The report also offers six cautions, with one of the more eyebrow-raising of these around the speed of verifying transactions – or, rather, the lack of it.
Listening in the audience at a blockchain event last Autumn, this reporter heard speakers discuss the benefits of Bitcoin and the technology underpinning it. Edan Yago, the CEO of Epiphyte, explained how his company helps banks, the great bastion of trust, and distributed ledgers, get along. He described how the problem of trust was being solved “like a liberal arts problem…in an entirely non-scalable way.”
Blockchain will help users send payments to other countries without incurring charges, Yago argued. Yet as the report reveals, while it can take up to 15 minutes to verify a transaction on blockchain currently, Western Union conducts 39 transactions per second. It is an “operational hurdle”, as David Thompson, Western Union EVP global operations and chief technology officer, puts it.
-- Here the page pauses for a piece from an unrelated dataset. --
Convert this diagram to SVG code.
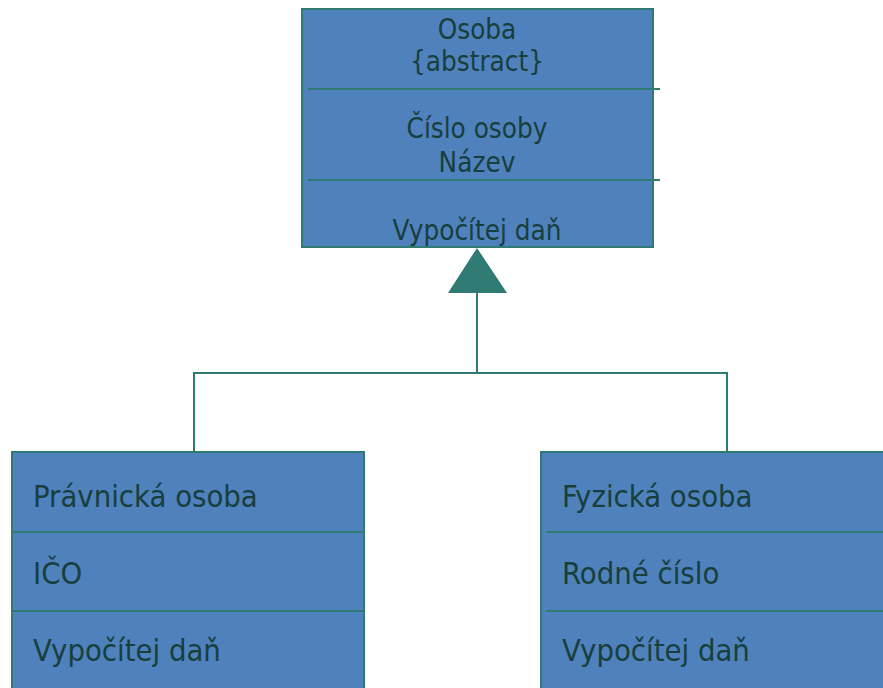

This will improve, however, according to Owyang, who added that the blockchain startups he spoke to in Cincinnati confirmed it was currently a weakness. “Verification speed will improve over time, and many financial institutions and partners are continually testing pilots on blockchain to see how fast transfers can occur while still maintaining their standards of security,” he says.
“In order for verification speed to get to where it needs to be, we’ll see not only the backend technology evolve but also partners working together – companies, government – to ensure legal and governance hurdles are overcome. In the meantime, companies are achieving greater speed of transactions and verification on blockchain by utilising private, permissioned chains.”